I'd heard about the movie Wonder a couple of times before I went to see it. I knew that it was about a young boy with facial differences and his family, and I'd heard that it was very good. That it was based on a book, and I thought that it would be a good one to see, possibly to read later as well.
I watched the movie this evening, and it was rather incredible. I liked it for a lot of reasons, many of them rather emotional and biased. So I'll try and get the non-biased ones out of the way first.
For those that haven't seen it - the movie is about August, or Auggie, a boy with facial differences, who is going to school for his first time after being homeschooled by his mother. It goes through one school year. One of the things it does really well is that, every now and then, it will jump to playing the story from a different person's point of view. Like the sister, Via (short for Olivia); or Auggie's friend, Jack Will; or Miranda, Via's best friend. It helps you to see the other side to the story now and then, and understand the complexity of what's being portrayed a little more. At a guess, this is something borrowed from the book, where different chapters follow different characters - but not having read it, I couldn't tell you!
I also love the various pop culture references; which vary from Minecraft, to Star Wars, to Major Tom. Seeing random Chewbaccas or space suits popping up was awesome.
It's also great to see the overcoming of bullying presented here. And also showing that, often, the bullies have their own issues that they're dealing with - the bullying is more a show and demonstration of power, trying to be bigger when they feel small; trying to have control when they usually don't. As someone who went through a bit of bullying in school - though not to the same extent Auggie did, and never physical - I really appreciate that.
But what I really love is the heart behind it. The story. Every character here has their own story, their own journey, even if only for a moment. Even the bully! You get to feel their ups and downs, ride with them on the emotional rollercoaster of life, feel the real pitfalls that seem to keep coming. (I may have fallen a little in love with Via - and then checked myself when IMDb told me the actress was only 16. Yeah, let's not go there.)
Having a younger sister with Down Syndrome, I also relate quite well to what is portrayed in the family on-screen. It was rather easy to draw a lot of parallels between my own experiences and what I saw there; though I can't say I've suddenly found myself going from understudy to lead in a moment. (Mild spoiler, sorry!) So, by the end, I was pretty emotionally invested in the film.
And I think all of us can learn a bit from Auggie. And from those like him in the world. Not to put people that are different on a pedestal, just because they're different; or because they have something more to overcome; but for their heart.
Do yourself a favour, and go and see this one. You won't regret it.
"When given the choice between being right and being kind, choose kind." - Dr Wayne Dwyer
Jesus went into the synagogue again and noticed a man with a deformed hand. Since it was the Sabbath, Jesus’ enemies watched him closely. If he healed the man’s hand, they planned to accuse him of working on the Sabbath.

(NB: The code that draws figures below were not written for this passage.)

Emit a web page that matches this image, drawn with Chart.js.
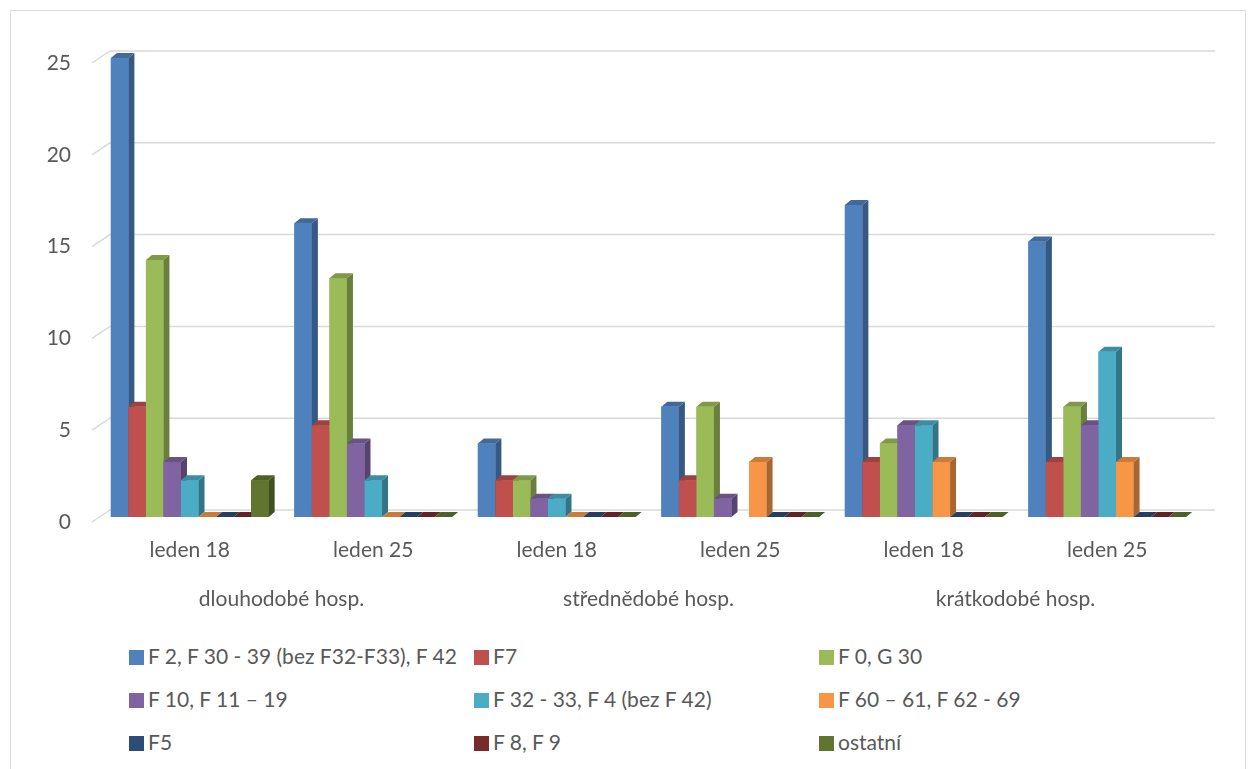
<!DOCTYPE html>
<html>
<head>
<meta charset="utf-8">
<script src="https://cdn.jsdelivr.net/npm/chart.js@4/dist/chart.umd.min.js"></script>
<style>
  body { margin: 0; background: #fff; font-family: Lato, sans-serif; }
  #frame { position: absolute; left: 10px; top: 10px; width: 1234px; height: 800px; border: 1px solid #d9d9d9; }
  #wrap { position: absolute; left: 0; top: 0; width: 1253px; height: 620px; }
  .item { position: absolute; height: 24px; line-height: 24px; font-size: 21px; color: #595959; white-space: nowrap; }
  .item span { display: inline-block; width: 15px; height: 15px; margin-right: 4px; vertical-align: -1px; }
</style>
</head>
<body>
<div id="frame"></div>
<div id="wrap"><canvas id="chart" width="1253" height="620"></canvas></div>
<div id="legend"></div>
<script>
var categories = ["leden 18", "leden 25", "leden 18", "leden 25", "leden 18", "leden 25"];
var groups = ["dlouhodobé hosp.", "střednědobé hosp.", "krátkodobé hosp."];
var yTicks = [0, 5, 10, 15, 20, 25];

var seriesNames = ["F 2, F 30 - 39 (bez F32-F33), F 42", "F7", "F 0, G 30",
  "F 10, F 11 \u2013 19", "F 32 - 33, F 4 (bez F 42)", "F 60 \u2013  61, F 62 - 69",
  "F5", "F 8, F 9", "ostatní"];

var f2 = [25, 16, 4, 6, 17, 15];
var f7 = [6, 5, 2, 2, 3, 3];
var f0 = [14, 13, 2, 6, 4, 6];
var f10 = [3, 4, 1, 1, 5, 5];
var f32 = [2, 2, 1, null, 5, 9];
var f60 = [0, 0, 0, 3, 3, 3];
var f5 = [0, 0, 0, 0, 0, 0];
var f8 = [0, 0, 0, 0, 0, 0];
var ostatni = [2, 0, 0, 0, 0, 0];

var seriesValues = [f2, f7, f0, f10, f32, f60, f5, f8, ostatni];
var colors = ["#4F81BD", "#C0504D", "#9BBB59", "#8064A2", "#4BACC6", "#F79646", "#2C4D75", "#772C2A", "#5F7530"];

var textColor = "#595959";
var font = { family: "Lato", size: 21 };
var DX = 6, DY = 5;

function shade(hex, k) {
  var n = parseInt(hex.slice(1), 16);
  var r = Math.round(((n >> 16) & 255) * k), g = Math.round(((n >> 8) & 255) * k), b = Math.round((n & 255) * k);
  return "rgb(" + r + "," + g + "," + b + ")";
}

function poly(ctx, pts, fill) {
  ctx.beginPath();
  ctx.moveTo(pts[0][0], pts[0][1]);
  for (var i = 1; i < pts.length; i++) ctx.lineTo(pts[i][0], pts[i][1]);
  ctx.closePath();
  ctx.fillStyle = fill;
  ctx.fill();
}

// back wall gridlines with a small slanted side wall at the left
var wallGrid = {
  id: "wallGrid",
  beforeDatasetsDraw: function (chart) {
    var ctx = chart.ctx, a = chart.chartArea, y = chart.scales.y;
    ctx.save();
    ctx.strokeStyle = "#d9d9d9";
    ctx.lineWidth = 1.5;
    yTicks.forEach(function (v) {
      var p = y.getPixelForValue(v);
      ctx.beginPath();
      ctx.moveTo(a.left - 6, p + 5);
      ctx.lineTo(a.left + 12, p - 7);
      ctx.lineTo(a.right + 16, p - 7);
      ctx.stroke();
    });
    ctx.restore();
  }
};

// fake 3d: redraw each dataset front in order, then its side and top faces
var bars3d = {
  id: "bars3d",
  afterDatasetsDraw: function (chart) {
    var ctx = chart.ctx;
    ctx.save();
    chart.data.datasets.forEach(function (ds, i) {
      var meta = chart.getDatasetMeta(i);
      meta.data.forEach(function (el, j) {
        if (ds.data[j] === null) return;
        el.draw(ctx, chart.chartArea);
        var p = el.getProps(["x", "y", "base", "width"], true);
        var l = p.x - p.width / 2, r = p.x + p.width / 2;
        var top = Math.min(p.y, p.base), bot = Math.max(p.y, p.base);
        var c = colors[i];
        poly(ctx, [[r, top], [r + DX, top - DY], [r + DX, bot - DY], [r, bot]], shade(c, 0.68));
        poly(ctx, [[l, top], [l + DX, top - DY], [r + DX, top - DY], [r, top]], shade(c, 0.82));
      });
    });
    ctx.restore();
  }
};

var datasets = seriesNames.map(function (name, i) {
  return {
    label: name,
    data: seriesValues[i],
    backgroundColor: colors[i],
    borderWidth: 0,
    barPercentage: 1,
    categoryPercentage: 0.86
  };
});

new Chart(document.getElementById("chart"), {
  type: "bar",
  data: { labels: categories, datasets: datasets },
  options: {
    responsive: false,
    animation: false,
    layout: { padding: { left: 0, top: 58, right: 54, bottom: 0 } },
    plugins: { legend: { display: false }, tooltip: { enabled: false } },
    scales: {
      x: {
        grid: { display: false, drawTicks: false },
        border: { display: false },
        ticks: { color: textColor, font: font, padding: 21, maxRotation: 0 },
        afterFit: function (s) { s.height = 60; }
      },
      x2: {
        type: "category",
        labels: groups,
        position: "bottom",
        grid: { display: false, drawTicks: false },
        border: { display: false },
        ticks: { color: textColor, font: font, padding: 10, maxRotation: 0 },
        afterFit: function (s) { s.height = 43; }
      },
      y: {
        min: 0, max: 25,
        grid: { display: false, drawTicks: false },
        border: { display: false },
        ticks: { stepSize: 5, color: textColor, font: font, padding: 27, labelOffset: 5 },
        afterFit: function (s) { s.width = 98; }
      }
    }
  },
  plugins: [wallGrid, bars3d]
});

// legend in three columns
var legendCols = [129, 474, 819];
var legendRows = [656, 699, 742];
var legend = document.getElementById("legend");
seriesNames.forEach(function (name, i) {
  var d = document.createElement("div");
  d.className = "item";
  d.style.left = legendCols[i % 3] + "px";
  d.style.top = (legendRows[Math.floor(i / 3)] - 12) + "px";
  d.innerHTML = '<span style="background:' + colors[i] + '"></span>' + name;
  legend.appendChild(d);
});
</script>
</body>
</html>
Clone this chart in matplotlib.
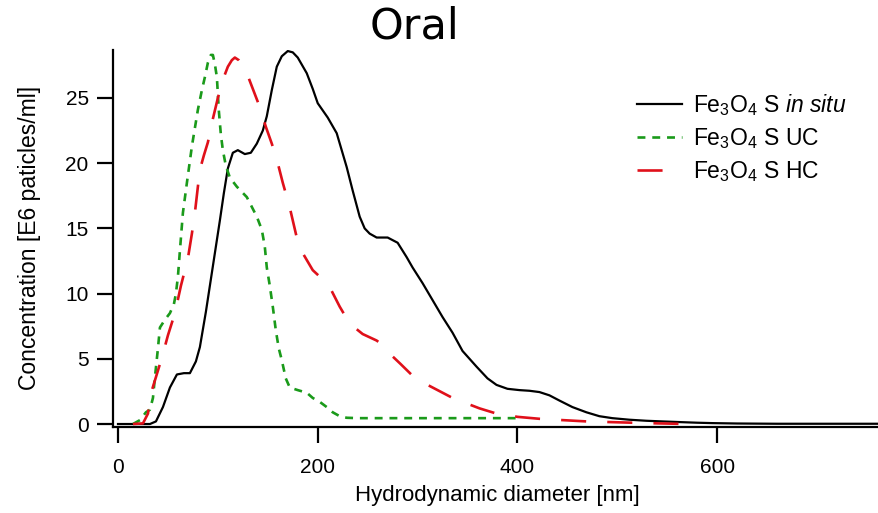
import matplotlib
matplotlib.use("Agg")
import matplotlib.pyplot as plt

plt.rcParams['font.family'] = ['Liberation Sans', 'DejaVu Sans']
plt.rcParams['mathtext.fontset'] = 'custom'
plt.rcParams['mathtext.rm'] = 'Liberation Sans'
plt.rcParams['mathtext.it'] = 'Liberation Sans:italic'

# In situ (black)
insitu_d = [0, 32, 38, 45, 52, 59, 66, 72, 78, 82, 88, 92, 96, 102, 106, 110, 115, 120, 127, 133, 139,
            145, 149, 154, 159, 164, 170, 175, 180, 189, 195, 200, 210, 219, 229, 235, 242, 247, 252, 259,
            270, 280, 289, 295, 305, 315, 325, 335, 345, 359, 370, 379, 390, 402, 412, 422, 432,
            442, 455, 469, 482, 495, 512, 529, 545, 562, 580, 595, 620, 660, 760]
insitu_c = [0, 0, 0.2, 1.3, 2.8, 3.8, 3.9, 3.9, 4.8, 5.9, 8.6, 10.6, 12.6, 15.6, 17.7, 19.6, 20.8, 21.0, 20.7, 20.8, 21.5,
            22.5, 23.6, 25.6, 27.4, 28.2, 28.6, 28.5, 28.1, 26.9, 25.7, 24.6, 23.5, 22.3, 19.7, 17.9, 15.9, 15.0, 14.6, 14.3,
            14.3, 13.9, 12.8, 12.0, 10.8, 9.5, 8.2, 7.0, 5.6, 4.4, 3.5, 3.0, 2.7, 2.6, 2.55, 2.45, 2.2,
            1.8, 1.3, 0.9, 0.6, 0.45, 0.33, 0.25, 0.2, 0.15, 0.1, 0.07, 0.04, 0.02, 0.02]

# UC (green)
uc_d = [15, 22, 28, 32, 35, 37, 40, 42, 47, 52, 56, 58, 60, 62, 65, 69, 74, 80, 84, 87, 90, 93, 95, 97, 99,
        101, 103, 105, 108, 112, 119, 129, 139, 144, 147, 149, 152, 155, 158, 161, 164, 168, 172,
        180, 189, 195, 202, 209, 215, 222, 229, 240, 400]
uc_c = [0, 0.3, 0.9, 1.1, 2.0, 3.6, 5.8, 7.4, 8.0, 8.5, 9.2, 10.0, 11.3, 13.3, 16.2, 18.5, 21.3, 24.1, 25.6, 26.6,
        27.7, 28.3, 28.3, 27.6, 26.6, 24.0, 22.2, 21.0, 19.8, 18.9, 18.2, 17.4, 15.9, 14.9, 13.6, 12.0, 10.6, 9.0,
        7.2, 5.8, 4.9, 3.5, 2.8, 2.6, 2.4, 2.0, 1.7, 1.3, 0.9, 0.6, 0.48, 0.45, 0.45]

# HC (red)
hc_d = [15, 25, 30, 32, 38, 44, 50, 57, 63, 70, 74, 77, 80, 82, 86, 90, 95, 100, 105, 110, 114, 117, 121, 125, 129,
        135, 142, 148, 154, 159, 165, 172, 179, 185, 195, 202, 212, 222, 232, 245, 259, 266, 272, 283, 295, 310, 325,
        335, 345, 362, 379, 400, 422, 445, 469, 492, 515, 540, 572]
hc_c = [0, 0.05, 0.8, 2.1, 3.6, 5.1, 6.8, 8.5, 10.6, 12.7, 14.6, 16.2, 18.2, 19.5, 20.6, 21.6, 23.4, 25.0, 26.4, 27.4,
        27.9, 28.1, 27.9, 27.5, 26.9, 25.7, 24.3, 22.8, 21.5, 20.3, 18.5, 16.6, 14.3, 13.1, 11.8, 11.3, 10.5, 9.0, 7.7,
        6.9, 6.4, 6.0, 5.4, 4.6, 3.7, 3.0, 2.4, 2.0, 1.7, 1.2, 0.8, 0.55, 0.4, 0.3, 0.2, 0.15, 0.1, 0.05, 0.0]

labels = [r"Fe$_3$O$_4$ S $\mathit{in\ situ}$", r"Fe$_3$O$_4$ S UC", r"Fe$_3$O$_4$ S HC"]
xticks = [0, 200, 400, 600]
yticks = [0, 5, 10, 15, 20, 25]

fig = plt.figure(figsize=(8.79, 5.13), dpi=100)
ax = fig.add_axes([113/879, (513-426.5)/513, 1 - 113/879, (426.5-50)/513])

ax.plot(insitu_d, insitu_c, color='black', lw=1.6, label=labels[0])
ax.plot(uc_d, uc_c, color='#1A9A1A', lw=1.9, dashes=(3.0, 2.6), label=labels[1])
ax.plot(hc_d, hc_c, color='#E0101A', lw=1.9, dashes=(9.5, 8.0), label=labels[2])

ax.set_xlim(-5, 762)
ax.set_ylim(-0.19, 28.68)
ax.set_xticks(xticks)
ax.set_yticks(yticks)

for s in ['top', 'right']:
    ax.spines[s].set_visible(False)
for s in ['left', 'bottom']:
    ax.spines[s].set_linewidth(1.6)

ax.tick_params(axis='both', direction='out', length=11.5, width=1.6, labelsize=15)
ax.tick_params(axis='x', pad=11)
ax.tick_params(axis='y', pad=6)

ax.set_xlabel("Hydrodynamic diameter [nm]", fontsize=16)
ax.set_ylabel("Concentration [E6 paticles/ml]", fontsize=16.5)
ax.xaxis.set_label_coords((497 - 113) / 766, (426.5 - 495) / 376.5)
ax.xaxis.label.set_va('center')
ax.yaxis.set_label_coords((30 - 113) / 766, (426.5 - 238) / 376.5)
ax.yaxis.label.set_va('center')

fig.text(415/879, 1 - 27/513, "Oral", fontsize=31, family='DejaVu Sans', ha='center', va='center')

leg = ax.legend(loc='upper left', bbox_to_anchor=(637/879, 1 - 92/513), bbox_transform=fig.transFigure,
                frameon=False, fontsize=16.5, handlelength=1.95, handletextpad=0.5,
                labelspacing=0.36, borderpad=0, borderaxespad=0)

fig.savefig("out.png", dpi=100)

Jesus said to the man with the deformed hand, “Come and stand in front of everyone.” Then he turned to his critics and asked, “Does the law permit good deeds on the Sabbath, or is it a day for doing evil? Is this a day to save life or to destroy it?” But they wouldn’t answer him.
He looked around at them angrily and was deeply saddened by their hard hearts. Then he said to the man, “Hold out your hand.” So the man held out his hand, and it was restored!